## [Directions]
Only the pictures are omitted; repeat all other data exactly.

## [Information provided]
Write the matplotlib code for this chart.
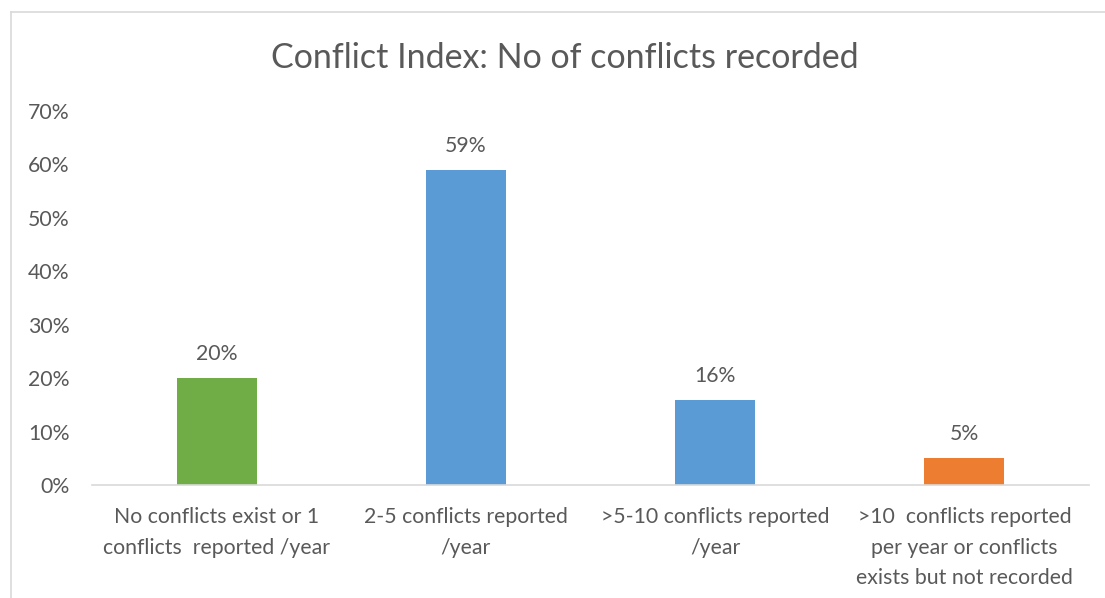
import matplotlib
matplotlib.use("Agg")
import matplotlib.pyplot as plt
from matplotlib.lines import Line2D

categories = [
    "No conflicts exist or 1\nconflicts  reported /year",
    "2-5 conflicts reported\n/year",
    ">5-10 conflicts reported\n/year",
    ">10  conflicts reported\nper year or conflicts\nexists but not recorded",
]
values = [20, 59, 16, 5]
labels = ["20%", "59%", "16%", "5%"]
colors = ["#70AD47", "#5B9BD5", "#5B9BD5", "#ED7D31"]
yticks = [0, 10, 20, 30, 40, 50, 60, 70]

W, H = 1105, 598
fig = plt.figure(figsize=(W / 100, H / 100), dpi=100)
plt.rcParams['font.family'] = ['Lato', 'DejaVu Sans']
txt = "#595959"
fs = 15.3

ax = fig.add_axes([92 / W, 1 - 485 / H, (1089 - 92) / W, (485 - 111) / H])
x = list(range(len(categories)))
ax.bar(x, values, width=0.32, color=colors)
ax.set_xlim(-0.5, 3.5)
ax.set_ylim(0, 70)
ax.set_yticks(yticks)
ax.set_yticklabels([f"{v}%" for v in yticks], fontsize=fs, color=txt)
ax.set_xticks(x)
ax.set_xticklabels(categories, fontsize=fs, color=txt, linespacing=1.65, va="top")
ax.tick_params(axis="both", length=0)
ax.tick_params(axis="y", pad=16)
ax.tick_params(axis="x", pad=16)
for s in ["top", "right", "left"]:
    ax.spines[s].set_visible(False)
ax.spines["bottom"].set_color("#D9D9D9")
ax.spines["bottom"].set_linewidth(1.2)

for xi, v, lab in zip(x, values, labels):
    ax.annotate(lab, (xi, v), xytext=(0, 10), textcoords="offset points",
                ha="center", va="bottom", fontsize=fs, color=txt)

fig.text(565 / W, 1 - 58 / H, "Conflict Index: No of conflicts recorded",
         ha="center", va="center", fontsize=24.5, color=txt)

# chart border
fig.add_artist(Line2D([11 / W, 11 / W], [0, 1 - 12 / H], color="#D9D9D9", lw=1.2, transform=fig.transFigure))
fig.add_artist(Line2D([11 / W, 1], [1 - 12 / H, 1 - 12 / H], color="#D9D9D9", lw=1.2, transform=fig.transFigure))

fig.savefig("out.png", dpi=100)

## [Written reply]
Write the matplotlib code for this chart.
import matplotlib
matplotlib.use("Agg")
import matplotlib.pyplot as plt
from matplotlib.lines import Line2D

categories = [
    "No conflicts exist or 1\nconflicts  reported /year",
    "2-5 conflicts reported\n/year",
    ">5-10 conflicts reported\n/year",
    ">10  conflicts reported\nper year or conflicts\nexists but not recorded",
]
values = [20, 59, 16, 5]
labels = ["20%", "59%", "16%", "5%"]
colors = ["#70AD47", "#5B9BD5", "#5B9BD5", "#ED7D31"]
yticks = [0, 10, 20, 30, 40, 50, 60, 70]

W, H = 1105, 598
fig = plt.figure(figsize=(W / 100, H / 100), dpi=100)
plt.rcParams['font.family'] = ['Lato', 'DejaVu Sans']
txt = "#595959"
fs = 15.3

ax = fig.add_axes([92 / W, 1 - 485 / H, (1089 - 92) / W, (485 - 111) / H])
x = list(range(len(categories)))
ax.bar(x, values, width=0.32, color=colors)
ax.set_xlim(-0.5, 3.5)
ax.set_ylim(0, 70)
ax.set_yticks(yticks)
ax.set_yticklabels([f"{v}%" for v in yticks], fontsize=fs, color=txt)
ax.set_xticks(x)
ax.set_xticklabels(categories, fontsize=fs, color=txt, linespacing=1.65, va="top")
ax.tick_params(axis="both", length=0)
ax.tick_params(axis="y", pad=16)
ax.tick_params(axis="x", pad=16)
for s in ["top", "right", "left"]:
    ax.spines[s].set_visible(False)
ax.spines["bottom"].set_color("#D9D9D9")
ax.spines["bottom"].set_linewidth(1.2)

for xi, v, lab in zip(x, values, labels):
    ax.annotate(lab, (xi, v), xytext=(0, 10), textcoords="offset points",
                ha="center", va="bottom", fontsize=fs, color=txt)

fig.text(565 / W, 1 - 58 / H, "Conflict Index: No of conflicts recorded",
         ha="center", va="center", fontsize=24.5, color=txt)

# chart border
fig.add_artist(Line2D([11 / W, 11 / W], [0, 1 - 12 / H], color="#D9D9D9", lw=1.2, transform=fig.transFigure))
fig.add_artist(Line2D([11 / W, 1], [1 - 12 / H, 1 - 12 / H], color="#D9D9D9", lw=1.2, transform=fig.transFigure))

fig.savefig("out.png", dpi=100)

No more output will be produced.